The next biggest concern is the cost. Medium to large size firms are used to buying cars in bulk and negotiating massive discounts with the manufacturers by playing them off against each other. This often manages to get them 30% or more off list prices. But the new world is different. Not only is it impossible to get the cars they want, but the high demand means no one is offering discounts and they are having to pay list price just to join the queue.

Manufacturers, faced with more demand than supply, are choosing to deliver to consumers first, leaving the high mileage and high warranty claims minicab market to last; what a turnaround!

A quick bit of research quickly confirmed all I was told. Also, that manufacturers have been caught out by the speed with which the public has turned away from diesel in favour of hybrids and electric.

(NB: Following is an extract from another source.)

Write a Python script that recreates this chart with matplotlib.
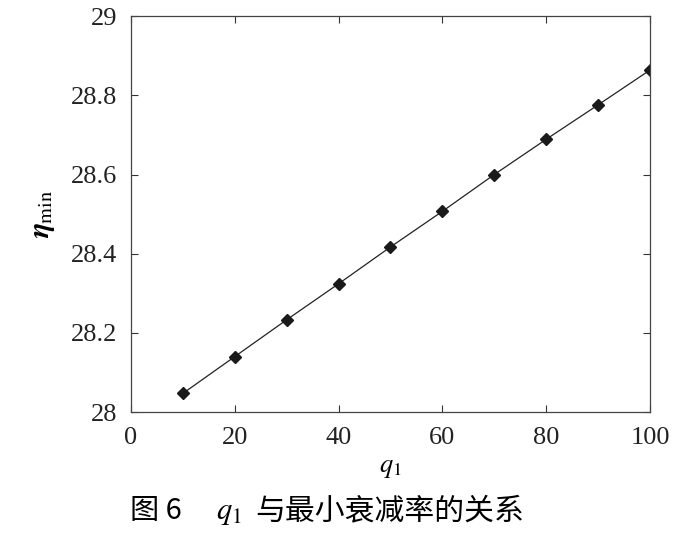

They are desperately playing catch up in terms of availability and supply of the new technology. This would also explain why we are still waiting for the arrival of the new Nissan electric cab almost a year after it was first expected.

The final concern from the minicab companies was the lack of charging infrastructure because, unlike the cab trade, there will be no dedicated chargers for them. They will have to use the public network, which as any TXe driver will tell you, is already massively oversubscribed.

One minicab fleet buyer told me that it was “unfair” because all cabbies lived in the suburbs and had access to home charging, whereas most minicab drivers live in flats in London and won’t be able to charge at home. Whilst such a sweeping stereotypical statement is blatantly inaccurate, there is an element of truth in it and because he was so angry, I just nodded and agreed.

The more I think about it, the funnier it becomes. In the 35 years, I have been in this business we have never had any, or very little choice of two very expensive vehicles, whereas private hire drivers could drive virtually any old rust bucket they wanted.

Today, we have a choice of one cab, which is more expensive than its predecessor. Admittedly, the current cab is light years ahead of what we had previously. The minicab trade (from January) will have a much smaller choice of vehicles and all of them will be much more expensive than their existing cars, but without any real improvement and they will still have to stump up the Congestion Charge. This really is a case of “welcome to our world;” and they really don’t like it.